Chantés par des chorales, repris par des solistes ou interprétés sur des instruments, en particulier la bombarde et l’orgue, ces cantiques sont aujourd’hui au programme de nombreux concerts et font l’objet d’une discographie importante. On peut citer, par exemple, les albums d’Anne Auffret. de Yann-Fañch Kemener, de Jean Le Meut, et de chorales comme les Kanerien Bro Leon, les Kanerion Pleuigner, les Mouezh Paotred Breizh, la Manécanterie Saint-Joseph de Lannion, la Psalette de Tréguier ou les Chœurs de la Maîtrise de Sainte-Anne d’Auray.

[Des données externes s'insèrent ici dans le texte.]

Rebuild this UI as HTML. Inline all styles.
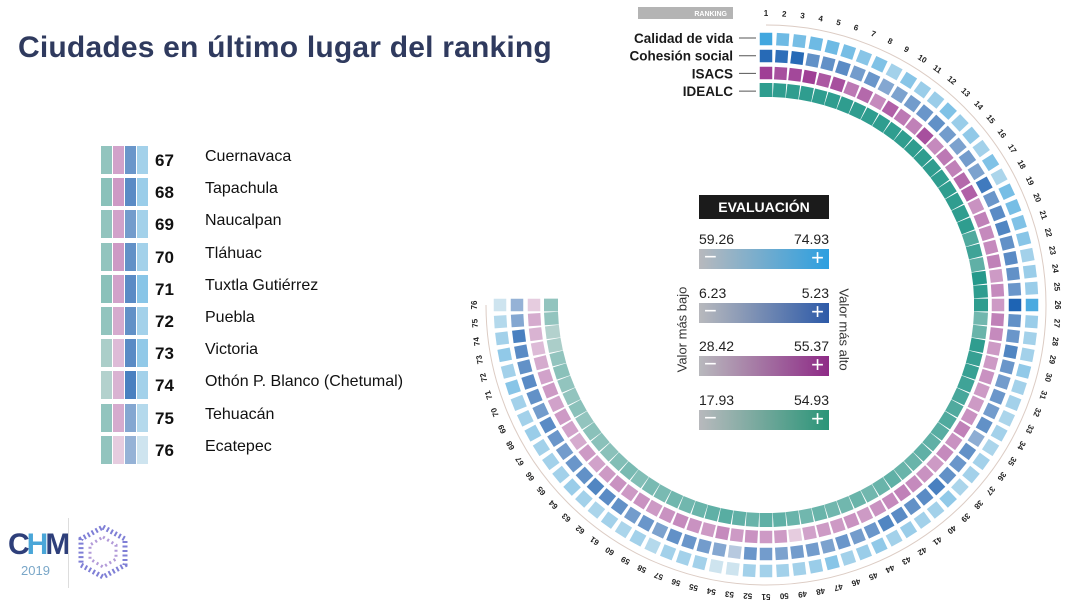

Certaines mélodies de ces cantiques bretons ont eu tellement de succès que des paroles en français ont été écrites, afin d’en faire des cantiques chantés partout à travers la France : le chant « O viens sagesse éternelle » qui est une reprise du cantique de communion ” O aelez ar baradoz ” recueilli et harmonisé en 1933 par G Arnoux ( écouter ) ou encore ” La nuit qu’il fut livré, le Seigneur prit du pain ” est écrit sur l’air du cantique”Lavaromp ar chapeled” ( écouter ) recueilli et publié par Roger Abjean en 1985 (8)
HG,/YK juillet 2022
Sources :
https://fr.wikipedia.org/wiki/Mission_(paroissiale) https://fr.wikipedia.org/wiki/Tableaux_de_mission https://fr.wikipedia.org/wiki/Pardon_(cérémonie)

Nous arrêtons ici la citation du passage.